On Wall Street, Eliot Spitzer needs no introduction. The New York Attorney General, who is visiting Ireland this weekend with his wife Silda and a group of New York lawyers and activists, tells the Irish Times what his rationale has been for being the Wall Street buster that he is.

Spitzer, who is described by Slate magazine as the most powerful politician outside of Washington, has made clear his desire to run for New York governor in 2006. "I want to fix what's broken," he says, adding that if he can do that in the financial sector, he can do it in government.

Over the years, Spitzer has received strong reactions from businessmen, politicians and the media for his uncanny ability to fish out even the most well-hidden perpetrators on Wall Street. In 2002, he found that Merrill Lynch had been selling dud stocks to investors. Then, in 2003, he charged several high-profile mutual fund companies with allowing investors to time the markets , forcing them to fork over more than $2.3 billion in restitution and penalties.

That was followed in January this year by bid-rigging allegations against insurance- brokerage firm Marsh and McLennan Cos., which established an $850 million fund to compensate affected clients.

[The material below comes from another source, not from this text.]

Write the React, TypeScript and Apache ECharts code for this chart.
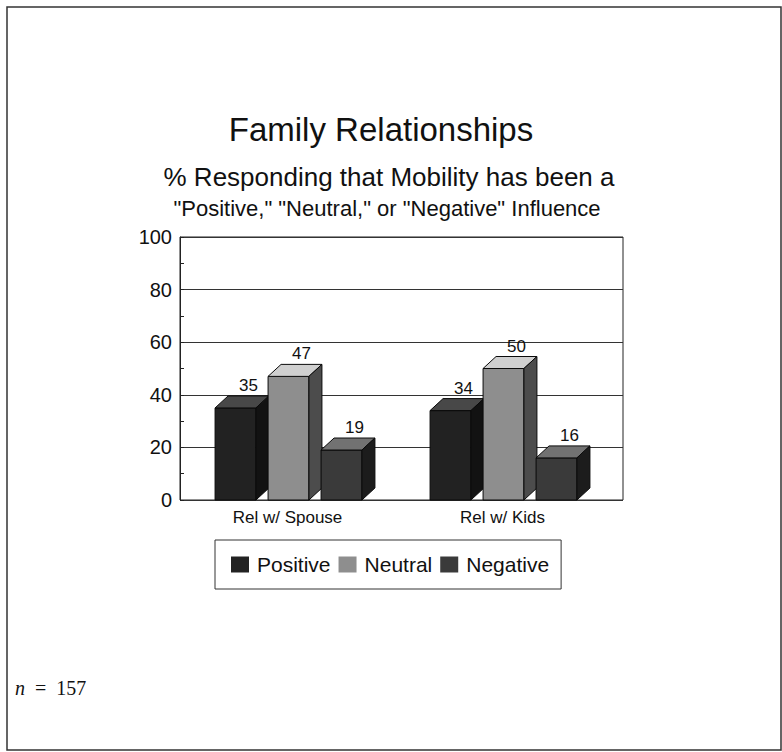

For all his zealous efforts, Spitzer has acquired the reputation of being a tough cop, one who is out to terrorize Wall Street. But the 45-year-old regulator says he is merely a guardian of capitalism. "I'm trying to protect [capitalism] from manifestations of illegality that almost inevitably result when people have too much power and don't observe the fundamental rules of the marketplace," he says.

The government's role in keeping tabs on the market is important, Spitzer believes. "We set the parameters and the rules; the market then creates wealth, generates jobs, permits capital to flow into sectors where there would be job creation, wealth creation," he says.

Time and again, when he has meted out the harshest of punishments to the most flagrant crooks, he has only done so with the intention of promoting integrity in the marketplace, he says. "We are trying to say the market works efficiently and properly when there is integrity, when there is honesty and transparency."

Spitzer is not too impressed with how the Bush administration has reacted to inherent corruption in the marketplace. "[Only] when things reached a certain crescendo and crystallized in a particular way, they felt compelled to say 'Yes, we do have to do something to resuscitate confidence,'" he says.

He currently has his sights set on the insurance industry, where, he says, corruption is rampant. Still, he acknowledges that things have gotten better on Wall Street. "I think that the fact that we have studied the problem and shone a spotlight on it has forged a change in the marketplace. The investment banks are trying much harder to protect the integrity of the research they generate."